Je me suis réveillée en sursaut à 5h ce matin. Une phrase tournait en boucle dans ma tête ; elle tournait si vite que je ne pouvais pas l’arrêter. Alors, j’ai essayé d’attraper un livre sur la pile posée sur ma table de chevet. Comme la pile est haute, les livres sont tombés, j’ai tendu mon bras et j’ai pioché. Ce matin, la pêche fut bonne, j’ai remonté sur le pont « Sucre de pastèque » de ce cher Richard Brautigan.
J’ai pensé que l’Univers devait bien se marrer là-haut, j’ai un peu ricané avec eux et j’ai plongé :
"SUCRE DE PASTÈQUE
À sucre de pastèque les jeux étaient faits et refaits comme ils le sont dans ma vie à sucre de pastèque. Je vous en parle parce que moi je suis ici et vous au loin.
Où que nous soyons, nous devons faire de notre mieux. C’est un si long voyage, et ici nous n’avons rien pour voyager, sauf du sucre de pastèque. J’espère que ça va marcher. J’habite une cabane près de Pensemort. Je peux voir Pensemort par ma fenêtre. C’est très beau. Je peux le voir et même le toucher rien qu’en fermant les yeux. En ce moment, il fait froid, on dirait quelque chose au creux d’une main d’enfant. Je me demande ce que ça pourrait bien être. L’équilibre à Pensemort est délicat. Ce qui nous convient.
La cabane est petite mais elle est agréable et aussi accueillante que ma vie, bâtie en pin, en sucre de pastèque et en pierre, comme presque tout ce qu’il y a ici (…) Il y a de nombreux ponts dans les bois de pins et dans les champs de pastèque. Il y a un pont juste devant ma cabane.

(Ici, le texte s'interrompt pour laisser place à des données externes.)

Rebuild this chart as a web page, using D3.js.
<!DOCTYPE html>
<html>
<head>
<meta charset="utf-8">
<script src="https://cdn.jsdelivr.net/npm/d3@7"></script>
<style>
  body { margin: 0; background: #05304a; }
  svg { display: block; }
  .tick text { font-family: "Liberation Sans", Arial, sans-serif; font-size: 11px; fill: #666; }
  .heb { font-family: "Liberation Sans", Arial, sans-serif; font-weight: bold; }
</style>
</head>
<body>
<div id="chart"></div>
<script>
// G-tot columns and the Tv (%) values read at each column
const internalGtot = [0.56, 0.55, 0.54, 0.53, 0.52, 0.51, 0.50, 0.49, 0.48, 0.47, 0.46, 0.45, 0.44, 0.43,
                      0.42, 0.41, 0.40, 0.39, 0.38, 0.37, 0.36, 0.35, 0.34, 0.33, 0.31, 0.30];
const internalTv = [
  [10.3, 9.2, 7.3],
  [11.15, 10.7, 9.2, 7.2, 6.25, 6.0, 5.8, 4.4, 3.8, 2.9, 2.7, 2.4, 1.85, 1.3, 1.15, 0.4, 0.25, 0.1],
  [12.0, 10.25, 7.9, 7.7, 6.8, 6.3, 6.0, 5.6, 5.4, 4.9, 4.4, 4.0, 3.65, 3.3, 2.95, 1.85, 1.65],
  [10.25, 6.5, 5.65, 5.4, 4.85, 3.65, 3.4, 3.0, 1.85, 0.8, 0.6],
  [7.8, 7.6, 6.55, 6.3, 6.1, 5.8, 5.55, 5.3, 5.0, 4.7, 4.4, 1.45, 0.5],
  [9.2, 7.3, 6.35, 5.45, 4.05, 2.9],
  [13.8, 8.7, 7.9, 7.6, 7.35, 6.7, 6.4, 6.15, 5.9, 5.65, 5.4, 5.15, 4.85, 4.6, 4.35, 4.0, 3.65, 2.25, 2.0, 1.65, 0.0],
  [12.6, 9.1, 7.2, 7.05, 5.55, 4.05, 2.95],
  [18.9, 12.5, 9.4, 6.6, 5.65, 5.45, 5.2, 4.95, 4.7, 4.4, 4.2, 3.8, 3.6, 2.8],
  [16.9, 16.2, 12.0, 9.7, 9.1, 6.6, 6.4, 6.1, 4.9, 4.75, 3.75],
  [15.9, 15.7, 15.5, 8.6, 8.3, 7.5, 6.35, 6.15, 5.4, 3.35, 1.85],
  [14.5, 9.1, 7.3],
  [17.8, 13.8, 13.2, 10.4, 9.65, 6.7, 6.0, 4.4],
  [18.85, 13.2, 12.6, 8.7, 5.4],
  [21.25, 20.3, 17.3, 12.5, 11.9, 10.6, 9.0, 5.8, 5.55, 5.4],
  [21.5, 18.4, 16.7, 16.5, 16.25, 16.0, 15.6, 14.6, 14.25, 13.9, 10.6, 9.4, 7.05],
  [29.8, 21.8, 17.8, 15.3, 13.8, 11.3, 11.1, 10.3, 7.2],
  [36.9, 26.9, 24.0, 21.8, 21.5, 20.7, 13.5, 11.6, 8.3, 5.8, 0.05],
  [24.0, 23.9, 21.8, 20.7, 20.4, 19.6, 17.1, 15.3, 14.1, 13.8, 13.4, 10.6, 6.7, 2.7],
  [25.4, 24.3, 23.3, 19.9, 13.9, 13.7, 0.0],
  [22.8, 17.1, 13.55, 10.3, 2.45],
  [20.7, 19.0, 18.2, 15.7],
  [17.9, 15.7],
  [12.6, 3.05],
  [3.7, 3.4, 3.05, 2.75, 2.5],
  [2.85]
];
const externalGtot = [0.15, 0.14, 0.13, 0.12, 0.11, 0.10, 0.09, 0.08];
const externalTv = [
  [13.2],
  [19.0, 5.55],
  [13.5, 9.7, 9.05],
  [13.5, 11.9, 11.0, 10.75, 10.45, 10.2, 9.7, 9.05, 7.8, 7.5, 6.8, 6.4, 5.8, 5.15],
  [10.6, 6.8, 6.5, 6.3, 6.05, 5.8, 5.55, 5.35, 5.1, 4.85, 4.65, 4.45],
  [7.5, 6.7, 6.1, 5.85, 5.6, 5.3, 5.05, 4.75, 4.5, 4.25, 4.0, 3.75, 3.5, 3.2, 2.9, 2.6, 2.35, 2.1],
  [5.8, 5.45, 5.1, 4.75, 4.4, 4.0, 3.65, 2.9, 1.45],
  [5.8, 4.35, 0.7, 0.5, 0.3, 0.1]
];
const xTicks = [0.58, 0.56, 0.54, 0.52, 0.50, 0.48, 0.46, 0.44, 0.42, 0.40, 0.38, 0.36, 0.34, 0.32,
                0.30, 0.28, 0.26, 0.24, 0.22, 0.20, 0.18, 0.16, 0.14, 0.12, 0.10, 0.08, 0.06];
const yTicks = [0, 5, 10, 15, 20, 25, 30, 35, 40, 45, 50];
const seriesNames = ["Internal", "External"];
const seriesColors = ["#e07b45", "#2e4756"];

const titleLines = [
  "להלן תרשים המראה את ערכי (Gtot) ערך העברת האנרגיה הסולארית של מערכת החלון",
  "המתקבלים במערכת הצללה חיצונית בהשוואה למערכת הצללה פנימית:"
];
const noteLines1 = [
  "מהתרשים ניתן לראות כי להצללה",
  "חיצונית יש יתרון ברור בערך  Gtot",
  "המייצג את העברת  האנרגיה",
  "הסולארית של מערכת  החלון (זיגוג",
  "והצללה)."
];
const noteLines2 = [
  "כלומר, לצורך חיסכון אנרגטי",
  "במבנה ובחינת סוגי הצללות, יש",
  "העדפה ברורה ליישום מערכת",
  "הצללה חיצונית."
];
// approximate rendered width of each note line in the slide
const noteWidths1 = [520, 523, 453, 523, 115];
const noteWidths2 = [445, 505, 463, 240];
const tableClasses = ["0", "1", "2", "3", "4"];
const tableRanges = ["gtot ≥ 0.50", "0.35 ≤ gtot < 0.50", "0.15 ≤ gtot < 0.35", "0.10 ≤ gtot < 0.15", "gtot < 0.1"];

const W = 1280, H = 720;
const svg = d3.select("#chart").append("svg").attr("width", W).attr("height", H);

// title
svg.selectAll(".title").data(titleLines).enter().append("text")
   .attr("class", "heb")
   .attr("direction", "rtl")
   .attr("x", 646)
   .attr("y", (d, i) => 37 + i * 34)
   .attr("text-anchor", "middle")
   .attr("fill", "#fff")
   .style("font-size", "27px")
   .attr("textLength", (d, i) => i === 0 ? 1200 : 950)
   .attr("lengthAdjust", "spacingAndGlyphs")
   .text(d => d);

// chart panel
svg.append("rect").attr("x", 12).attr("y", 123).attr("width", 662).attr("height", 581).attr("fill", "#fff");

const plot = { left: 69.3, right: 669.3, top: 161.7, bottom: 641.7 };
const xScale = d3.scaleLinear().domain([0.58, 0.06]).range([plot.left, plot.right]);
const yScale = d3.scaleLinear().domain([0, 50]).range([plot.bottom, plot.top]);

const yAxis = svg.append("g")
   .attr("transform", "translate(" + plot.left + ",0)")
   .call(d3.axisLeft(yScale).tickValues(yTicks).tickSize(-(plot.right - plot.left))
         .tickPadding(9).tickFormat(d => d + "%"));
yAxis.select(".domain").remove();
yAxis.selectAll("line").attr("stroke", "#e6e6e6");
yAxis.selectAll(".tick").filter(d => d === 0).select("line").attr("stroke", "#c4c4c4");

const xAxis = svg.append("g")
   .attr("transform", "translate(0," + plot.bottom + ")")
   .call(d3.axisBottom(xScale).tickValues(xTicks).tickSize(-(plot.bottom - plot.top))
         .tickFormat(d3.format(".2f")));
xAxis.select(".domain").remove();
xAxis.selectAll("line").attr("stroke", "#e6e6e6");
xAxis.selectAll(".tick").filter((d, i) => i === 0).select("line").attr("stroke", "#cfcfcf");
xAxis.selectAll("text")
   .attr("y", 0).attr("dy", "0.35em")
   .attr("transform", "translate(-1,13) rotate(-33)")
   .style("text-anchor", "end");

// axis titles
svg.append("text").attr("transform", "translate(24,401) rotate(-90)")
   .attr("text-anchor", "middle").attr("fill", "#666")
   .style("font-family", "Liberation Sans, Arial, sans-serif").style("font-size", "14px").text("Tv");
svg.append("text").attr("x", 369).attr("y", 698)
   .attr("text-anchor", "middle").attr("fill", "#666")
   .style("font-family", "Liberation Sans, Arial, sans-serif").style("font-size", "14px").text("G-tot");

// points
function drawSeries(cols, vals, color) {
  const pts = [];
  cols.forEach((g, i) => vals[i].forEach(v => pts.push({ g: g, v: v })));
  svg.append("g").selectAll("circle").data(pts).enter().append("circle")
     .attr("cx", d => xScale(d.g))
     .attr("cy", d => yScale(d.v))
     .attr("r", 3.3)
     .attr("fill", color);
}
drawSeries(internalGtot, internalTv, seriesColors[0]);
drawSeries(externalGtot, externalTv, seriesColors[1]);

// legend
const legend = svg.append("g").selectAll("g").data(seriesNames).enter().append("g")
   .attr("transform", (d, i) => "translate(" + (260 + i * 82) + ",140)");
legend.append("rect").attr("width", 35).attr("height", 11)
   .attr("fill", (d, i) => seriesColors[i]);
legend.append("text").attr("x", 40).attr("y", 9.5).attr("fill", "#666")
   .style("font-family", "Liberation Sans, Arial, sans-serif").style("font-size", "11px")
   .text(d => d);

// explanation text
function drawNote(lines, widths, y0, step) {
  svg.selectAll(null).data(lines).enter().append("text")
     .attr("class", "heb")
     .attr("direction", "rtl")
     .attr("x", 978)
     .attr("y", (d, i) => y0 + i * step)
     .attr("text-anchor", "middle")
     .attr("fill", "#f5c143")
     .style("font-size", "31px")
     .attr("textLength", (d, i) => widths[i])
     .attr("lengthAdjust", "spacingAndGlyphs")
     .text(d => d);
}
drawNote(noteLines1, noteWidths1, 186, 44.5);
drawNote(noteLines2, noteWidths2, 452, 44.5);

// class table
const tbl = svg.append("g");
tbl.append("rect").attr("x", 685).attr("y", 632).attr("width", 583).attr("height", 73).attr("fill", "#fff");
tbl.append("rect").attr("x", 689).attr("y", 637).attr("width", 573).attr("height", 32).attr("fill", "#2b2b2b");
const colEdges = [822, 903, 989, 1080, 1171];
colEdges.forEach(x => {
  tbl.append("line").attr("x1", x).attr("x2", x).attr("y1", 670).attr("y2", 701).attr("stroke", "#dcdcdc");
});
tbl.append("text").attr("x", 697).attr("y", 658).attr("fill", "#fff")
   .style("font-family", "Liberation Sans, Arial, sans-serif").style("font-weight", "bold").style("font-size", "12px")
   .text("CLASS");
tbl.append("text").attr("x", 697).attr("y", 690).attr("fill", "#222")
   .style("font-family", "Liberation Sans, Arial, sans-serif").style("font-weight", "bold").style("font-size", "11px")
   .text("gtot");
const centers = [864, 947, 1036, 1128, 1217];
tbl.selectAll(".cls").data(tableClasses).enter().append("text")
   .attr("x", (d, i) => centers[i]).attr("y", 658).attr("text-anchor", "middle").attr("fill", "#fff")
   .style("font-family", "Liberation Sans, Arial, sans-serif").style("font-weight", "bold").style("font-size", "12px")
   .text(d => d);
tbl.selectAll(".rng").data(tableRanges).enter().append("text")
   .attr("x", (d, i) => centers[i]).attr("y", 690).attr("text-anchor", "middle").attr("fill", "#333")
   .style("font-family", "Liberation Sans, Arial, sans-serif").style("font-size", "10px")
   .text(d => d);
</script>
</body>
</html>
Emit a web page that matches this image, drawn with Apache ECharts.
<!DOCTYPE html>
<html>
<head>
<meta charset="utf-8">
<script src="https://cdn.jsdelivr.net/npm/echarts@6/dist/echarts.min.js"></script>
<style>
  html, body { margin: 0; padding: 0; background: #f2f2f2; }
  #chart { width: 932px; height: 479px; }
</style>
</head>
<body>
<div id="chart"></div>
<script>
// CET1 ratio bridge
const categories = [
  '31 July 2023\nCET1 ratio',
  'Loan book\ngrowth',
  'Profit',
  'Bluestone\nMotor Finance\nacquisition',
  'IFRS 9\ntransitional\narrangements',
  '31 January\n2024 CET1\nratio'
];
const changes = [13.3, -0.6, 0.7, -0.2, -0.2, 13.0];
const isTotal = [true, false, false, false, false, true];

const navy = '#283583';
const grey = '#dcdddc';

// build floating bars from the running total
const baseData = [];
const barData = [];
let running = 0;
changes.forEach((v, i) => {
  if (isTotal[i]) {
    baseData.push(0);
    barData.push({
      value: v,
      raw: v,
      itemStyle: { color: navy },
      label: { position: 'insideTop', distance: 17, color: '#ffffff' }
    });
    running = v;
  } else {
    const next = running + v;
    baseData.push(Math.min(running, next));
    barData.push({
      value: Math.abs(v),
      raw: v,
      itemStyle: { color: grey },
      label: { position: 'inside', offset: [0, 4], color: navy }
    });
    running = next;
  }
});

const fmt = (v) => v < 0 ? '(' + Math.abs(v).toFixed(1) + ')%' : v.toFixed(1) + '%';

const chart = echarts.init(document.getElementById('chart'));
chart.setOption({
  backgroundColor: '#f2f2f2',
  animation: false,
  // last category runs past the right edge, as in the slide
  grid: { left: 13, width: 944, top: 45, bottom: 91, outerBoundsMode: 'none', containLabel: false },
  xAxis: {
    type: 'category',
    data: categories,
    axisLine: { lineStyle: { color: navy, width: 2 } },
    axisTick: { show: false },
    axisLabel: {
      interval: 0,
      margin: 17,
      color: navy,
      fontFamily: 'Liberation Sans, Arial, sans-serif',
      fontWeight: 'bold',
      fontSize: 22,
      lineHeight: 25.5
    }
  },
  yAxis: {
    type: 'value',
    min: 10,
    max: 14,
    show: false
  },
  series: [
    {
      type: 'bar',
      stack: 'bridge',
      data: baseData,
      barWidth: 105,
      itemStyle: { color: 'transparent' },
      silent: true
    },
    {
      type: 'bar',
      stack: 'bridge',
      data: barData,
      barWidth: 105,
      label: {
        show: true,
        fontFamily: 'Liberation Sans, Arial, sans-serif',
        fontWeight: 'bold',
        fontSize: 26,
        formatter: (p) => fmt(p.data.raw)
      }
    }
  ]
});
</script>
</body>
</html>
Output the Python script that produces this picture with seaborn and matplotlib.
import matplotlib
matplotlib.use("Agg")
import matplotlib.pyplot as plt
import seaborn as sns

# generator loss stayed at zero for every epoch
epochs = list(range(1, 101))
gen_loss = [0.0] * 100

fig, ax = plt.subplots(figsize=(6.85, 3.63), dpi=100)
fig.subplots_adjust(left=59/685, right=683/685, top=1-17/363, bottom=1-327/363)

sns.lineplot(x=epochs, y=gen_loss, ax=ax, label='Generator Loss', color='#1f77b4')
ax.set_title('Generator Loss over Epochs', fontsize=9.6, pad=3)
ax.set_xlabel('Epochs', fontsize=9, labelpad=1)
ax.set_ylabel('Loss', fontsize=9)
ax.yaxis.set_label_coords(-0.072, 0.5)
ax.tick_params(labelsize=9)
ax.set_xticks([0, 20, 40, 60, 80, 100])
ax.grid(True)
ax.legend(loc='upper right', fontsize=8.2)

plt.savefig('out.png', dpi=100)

Certains de ces ponts sont en bois ancien que la pluie a argenté. D’autres sont en pierre, des pierres ramassées au loin et utilisées dans l’ordre où elles ont été trouvées. Enfin, il y en a en sucre de pastèque. Ce sont les ponts que je préfère. Ici, nous fabriquons des quantités de choses en sucre de pastèque – je vous en reparlerai – y compris ce livre que je suis en train d’écrire près de Pensemort.
Et tout finira dans ce sucre de pastèque."